INPUT RECORDS
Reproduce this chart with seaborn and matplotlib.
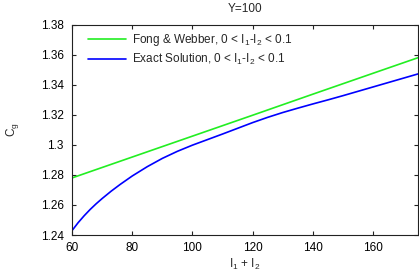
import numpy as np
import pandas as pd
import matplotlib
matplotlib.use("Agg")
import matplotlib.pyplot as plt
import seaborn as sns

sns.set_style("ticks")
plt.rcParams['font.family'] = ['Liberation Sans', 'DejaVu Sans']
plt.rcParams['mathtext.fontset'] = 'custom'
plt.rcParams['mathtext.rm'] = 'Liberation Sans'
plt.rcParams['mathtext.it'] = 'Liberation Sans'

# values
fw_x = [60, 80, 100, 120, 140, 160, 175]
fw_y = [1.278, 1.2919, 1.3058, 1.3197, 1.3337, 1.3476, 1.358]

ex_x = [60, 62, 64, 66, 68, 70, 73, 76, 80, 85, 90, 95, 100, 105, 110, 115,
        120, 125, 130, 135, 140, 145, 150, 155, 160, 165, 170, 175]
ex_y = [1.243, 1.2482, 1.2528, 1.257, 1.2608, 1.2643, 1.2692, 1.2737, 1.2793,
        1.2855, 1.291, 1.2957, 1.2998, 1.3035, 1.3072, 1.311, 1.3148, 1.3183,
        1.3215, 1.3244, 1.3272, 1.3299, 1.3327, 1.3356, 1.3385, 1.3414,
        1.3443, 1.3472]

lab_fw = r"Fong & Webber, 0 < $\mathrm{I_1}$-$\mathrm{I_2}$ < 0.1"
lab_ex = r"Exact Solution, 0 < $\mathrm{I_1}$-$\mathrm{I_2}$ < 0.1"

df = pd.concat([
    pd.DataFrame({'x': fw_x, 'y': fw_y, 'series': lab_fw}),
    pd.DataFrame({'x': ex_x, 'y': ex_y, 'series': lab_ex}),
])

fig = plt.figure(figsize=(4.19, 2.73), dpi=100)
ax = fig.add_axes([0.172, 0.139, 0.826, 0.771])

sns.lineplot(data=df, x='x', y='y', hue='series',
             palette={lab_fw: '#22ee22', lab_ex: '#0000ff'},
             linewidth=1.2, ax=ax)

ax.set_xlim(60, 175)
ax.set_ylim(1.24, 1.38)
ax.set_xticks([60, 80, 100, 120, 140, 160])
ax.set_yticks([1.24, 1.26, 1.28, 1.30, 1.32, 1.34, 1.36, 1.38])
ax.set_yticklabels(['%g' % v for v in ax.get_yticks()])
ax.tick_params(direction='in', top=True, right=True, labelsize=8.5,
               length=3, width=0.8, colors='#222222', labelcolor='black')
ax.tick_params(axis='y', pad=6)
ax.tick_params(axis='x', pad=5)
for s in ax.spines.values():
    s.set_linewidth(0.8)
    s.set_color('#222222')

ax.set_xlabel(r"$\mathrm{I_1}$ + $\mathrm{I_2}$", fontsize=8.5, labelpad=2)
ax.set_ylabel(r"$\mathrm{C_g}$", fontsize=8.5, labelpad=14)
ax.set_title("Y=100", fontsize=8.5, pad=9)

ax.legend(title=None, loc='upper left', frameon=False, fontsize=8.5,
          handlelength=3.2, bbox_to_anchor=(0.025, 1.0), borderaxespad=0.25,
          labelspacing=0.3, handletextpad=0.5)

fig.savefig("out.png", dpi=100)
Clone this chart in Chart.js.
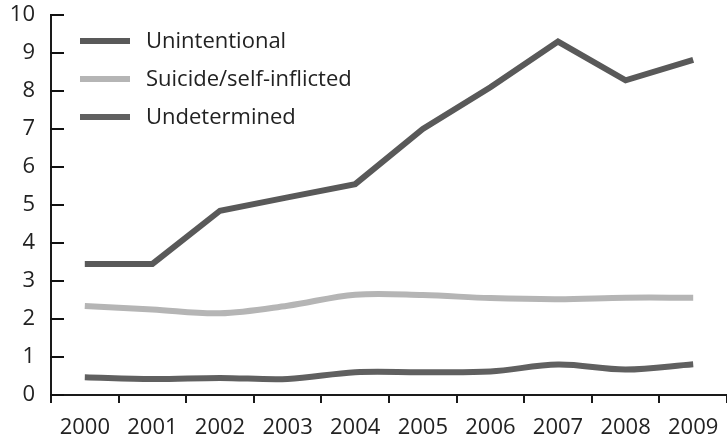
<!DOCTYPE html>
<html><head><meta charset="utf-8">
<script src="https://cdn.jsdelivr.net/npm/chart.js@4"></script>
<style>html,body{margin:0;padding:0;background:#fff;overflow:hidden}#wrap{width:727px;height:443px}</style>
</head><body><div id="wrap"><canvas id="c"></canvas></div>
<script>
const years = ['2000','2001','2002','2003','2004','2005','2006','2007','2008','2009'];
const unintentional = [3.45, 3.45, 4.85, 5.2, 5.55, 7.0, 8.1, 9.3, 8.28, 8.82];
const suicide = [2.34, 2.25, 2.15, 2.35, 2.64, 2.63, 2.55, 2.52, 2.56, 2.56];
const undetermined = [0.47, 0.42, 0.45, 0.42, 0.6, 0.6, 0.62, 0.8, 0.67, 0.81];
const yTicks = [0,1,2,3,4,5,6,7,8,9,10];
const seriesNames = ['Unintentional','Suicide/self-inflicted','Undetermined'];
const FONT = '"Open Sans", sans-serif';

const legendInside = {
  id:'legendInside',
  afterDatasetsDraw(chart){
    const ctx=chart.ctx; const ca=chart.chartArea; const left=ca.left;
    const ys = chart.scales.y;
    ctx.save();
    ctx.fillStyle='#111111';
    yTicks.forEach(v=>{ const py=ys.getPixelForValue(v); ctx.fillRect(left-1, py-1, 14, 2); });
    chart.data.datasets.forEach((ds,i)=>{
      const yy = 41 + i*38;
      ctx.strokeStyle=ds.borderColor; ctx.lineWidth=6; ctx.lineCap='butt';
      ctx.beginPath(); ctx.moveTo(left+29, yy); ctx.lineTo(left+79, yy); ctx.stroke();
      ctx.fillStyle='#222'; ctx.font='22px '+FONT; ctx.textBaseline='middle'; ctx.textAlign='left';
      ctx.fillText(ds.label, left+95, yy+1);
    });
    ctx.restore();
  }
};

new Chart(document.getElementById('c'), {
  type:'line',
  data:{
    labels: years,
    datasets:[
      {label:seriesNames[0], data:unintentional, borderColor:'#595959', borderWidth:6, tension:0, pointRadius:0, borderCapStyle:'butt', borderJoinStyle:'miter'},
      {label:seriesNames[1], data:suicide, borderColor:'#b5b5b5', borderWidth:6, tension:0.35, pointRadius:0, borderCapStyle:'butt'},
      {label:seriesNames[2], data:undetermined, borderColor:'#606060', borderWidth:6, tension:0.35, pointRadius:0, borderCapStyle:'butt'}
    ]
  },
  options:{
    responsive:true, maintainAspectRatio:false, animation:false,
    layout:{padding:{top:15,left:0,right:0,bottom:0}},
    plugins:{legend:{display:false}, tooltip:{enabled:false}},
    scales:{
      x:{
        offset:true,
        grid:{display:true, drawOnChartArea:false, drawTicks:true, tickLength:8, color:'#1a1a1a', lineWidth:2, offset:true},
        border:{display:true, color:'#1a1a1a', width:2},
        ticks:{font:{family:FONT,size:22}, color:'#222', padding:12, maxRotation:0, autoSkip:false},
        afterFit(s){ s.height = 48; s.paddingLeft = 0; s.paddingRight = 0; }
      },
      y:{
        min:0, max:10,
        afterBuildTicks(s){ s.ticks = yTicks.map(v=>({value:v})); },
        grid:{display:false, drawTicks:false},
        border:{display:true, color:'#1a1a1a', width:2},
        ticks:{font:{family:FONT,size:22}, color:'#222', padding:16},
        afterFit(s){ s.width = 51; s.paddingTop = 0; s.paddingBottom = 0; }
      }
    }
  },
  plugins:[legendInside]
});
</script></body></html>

WORK TO DO
Retype every record above exactly as written, but leave out the pictures.

ANSWER BELOW
Reproduce this chart with seaborn and matplotlib.
import numpy as np
import pandas as pd
import matplotlib
matplotlib.use("Agg")
import matplotlib.pyplot as plt
import seaborn as sns

sns.set_style("ticks")
plt.rcParams['font.family'] = ['Liberation Sans', 'DejaVu Sans']
plt.rcParams['mathtext.fontset'] = 'custom'
plt.rcParams['mathtext.rm'] = 'Liberation Sans'
plt.rcParams['mathtext.it'] = 'Liberation Sans'

# values
fw_x = [60, 80, 100, 120, 140, 160, 175]
fw_y = [1.278, 1.2919, 1.3058, 1.3197, 1.3337, 1.3476, 1.358]

ex_x = [60, 62, 64, 66, 68, 70, 73, 76, 80, 85, 90, 95, 100, 105, 110, 115,
        120, 125, 130, 135, 140, 145, 150, 155, 160, 165, 170, 175]
ex_y = [1.243, 1.2482, 1.2528, 1.257, 1.2608, 1.2643, 1.2692, 1.2737, 1.2793,
        1.2855, 1.291, 1.2957, 1.2998, 1.3035, 1.3072, 1.311, 1.3148, 1.3183,
        1.3215, 1.3244, 1.3272, 1.3299, 1.3327, 1.3356, 1.3385, 1.3414,
        1.3443, 1.3472]

lab_fw = r"Fong & Webber, 0 < $\mathrm{I_1}$-$\mathrm{I_2}$ < 0.1"
lab_ex = r"Exact Solution, 0 < $\mathrm{I_1}$-$\mathrm{I_2}$ < 0.1"

df = pd.concat([
    pd.DataFrame({'x': fw_x, 'y': fw_y, 'series': lab_fw}),
    pd.DataFrame({'x': ex_x, 'y': ex_y, 'series': lab_ex}),
])

fig = plt.figure(figsize=(4.19, 2.73), dpi=100)
ax = fig.add_axes([0.172, 0.139, 0.826, 0.771])

sns.lineplot(data=df, x='x', y='y', hue='series',
             palette={lab_fw: '#22ee22', lab_ex: '#0000ff'},
             linewidth=1.2, ax=ax)

ax.set_xlim(60, 175)
ax.set_ylim(1.24, 1.38)
ax.set_xticks([60, 80, 100, 120, 140, 160])
ax.set_yticks([1.24, 1.26, 1.28, 1.30, 1.32, 1.34, 1.36, 1.38])
ax.set_yticklabels(['%g' % v for v in ax.get_yticks()])
ax.tick_params(direction='in', top=True, right=True, labelsize=8.5,
               length=3, width=0.8, colors='#222222', labelcolor='black')
ax.tick_params(axis='y', pad=6)
ax.tick_params(axis='x', pad=5)
for s in ax.spines.values():
    s.set_linewidth(0.8)
    s.set_color('#222222')

ax.set_xlabel(r"$\mathrm{I_1}$ + $\mathrm{I_2}$", fontsize=8.5, labelpad=2)
ax.set_ylabel(r"$\mathrm{C_g}$", fontsize=8.5, labelpad=14)
ax.set_title("Y=100", fontsize=8.5, pad=9)

ax.legend(title=None, loc='upper left', frameon=False, fontsize=8.5,
          handlelength=3.2, bbox_to_anchor=(0.025, 1.0), borderaxespad=0.25,
          labelspacing=0.3, handletextpad=0.5)

fig.savefig("out.png", dpi=100)
Clone this chart in Chart.js.
<!DOCTYPE html>
<html><head><meta charset="utf-8">
<script src="https://cdn.jsdelivr.net/npm/chart.js@4"></script>
<style>html,body{margin:0;padding:0;background:#fff;overflow:hidden}#wrap{width:727px;height:443px}</style>
</head><body><div id="wrap"><canvas id="c"></canvas></div>
<script>
const years = ['2000','2001','2002','2003','2004','2005','2006','2007','2008','2009'];
const unintentional = [3.45, 3.45, 4.85, 5.2, 5.55, 7.0, 8.1, 9.3, 8.28, 8.82];
const suicide = [2.34, 2.25, 2.15, 2.35, 2.64, 2.63, 2.55, 2.52, 2.56, 2.56];
const undetermined = [0.47, 0.42, 0.45, 0.42, 0.6, 0.6, 0.62, 0.8, 0.67, 0.81];
const yTicks = [0,1,2,3,4,5,6,7,8,9,10];
const seriesNames = ['Unintentional','Suicide/self-inflicted','Undetermined'];
const FONT = '"Open Sans", sans-serif';

const legendInside = {
  id:'legendInside',
  afterDatasetsDraw(chart){
    const ctx=chart.ctx; const ca=chart.chartArea; const left=ca.left;
    const ys = chart.scales.y;
    ctx.save();
    ctx.fillStyle='#111111';
    yTicks.forEach(v=>{ const py=ys.getPixelForValue(v); ctx.fillRect(left-1, py-1, 14, 2); });
    chart.data.datasets.forEach((ds,i)=>{
      const yy = 41 + i*38;
      ctx.strokeStyle=ds.borderColor; ctx.lineWidth=6; ctx.lineCap='butt';
      ctx.beginPath(); ctx.moveTo(left+29, yy); ctx.lineTo(left+79, yy); ctx.stroke();
      ctx.fillStyle='#222'; ctx.font='22px '+FONT; ctx.textBaseline='middle'; ctx.textAlign='left';
      ctx.fillText(ds.label, left+95, yy+1);
    });
    ctx.restore();
  }
};

new Chart(document.getElementById('c'), {
  type:'line',
  data:{
    labels: years,
    datasets:[
      {label:seriesNames[0], data:unintentional, borderColor:'#595959', borderWidth:6, tension:0, pointRadius:0, borderCapStyle:'butt', borderJoinStyle:'miter'},
      {label:seriesNames[1], data:suicide, borderColor:'#b5b5b5', borderWidth:6, tension:0.35, pointRadius:0, borderCapStyle:'butt'},
      {label:seriesNames[2], data:undetermined, borderColor:'#606060', borderWidth:6, tension:0.35, pointRadius:0, borderCapStyle:'butt'}
    ]
  },
  options:{
    responsive:true, maintainAspectRatio:false, animation:false,
    layout:{padding:{top:15,left:0,right:0,bottom:0}},
    plugins:{legend:{display:false}, tooltip:{enabled:false}},
    scales:{
      x:{
        offset:true,
        grid:{display:true, drawOnChartArea:false, drawTicks:true, tickLength:8, color:'#1a1a1a', lineWidth:2, offset:true},
        border:{display:true, color:'#1a1a1a', width:2},
        ticks:{font:{family:FONT,size:22}, color:'#222', padding:12, maxRotation:0, autoSkip:false},
        afterFit(s){ s.height = 48; s.paddingLeft = 0; s.paddingRight = 0; }
      },
      y:{
        min:0, max:10,
        afterBuildTicks(s){ s.ticks = yTicks.map(v=>({value:v})); },
        grid:{display:false, drawTicks:false},
        border:{display:true, color:'#1a1a1a', width:2},
        ticks:{font:{family:FONT,size:22}, color:'#222', padding:16},
        afterFit(s){ s.width = 51; s.paddingTop = 0; s.paddingBottom = 0; }
      }
    }
  },
  plugins:[legendInside]
});
</script></body></html>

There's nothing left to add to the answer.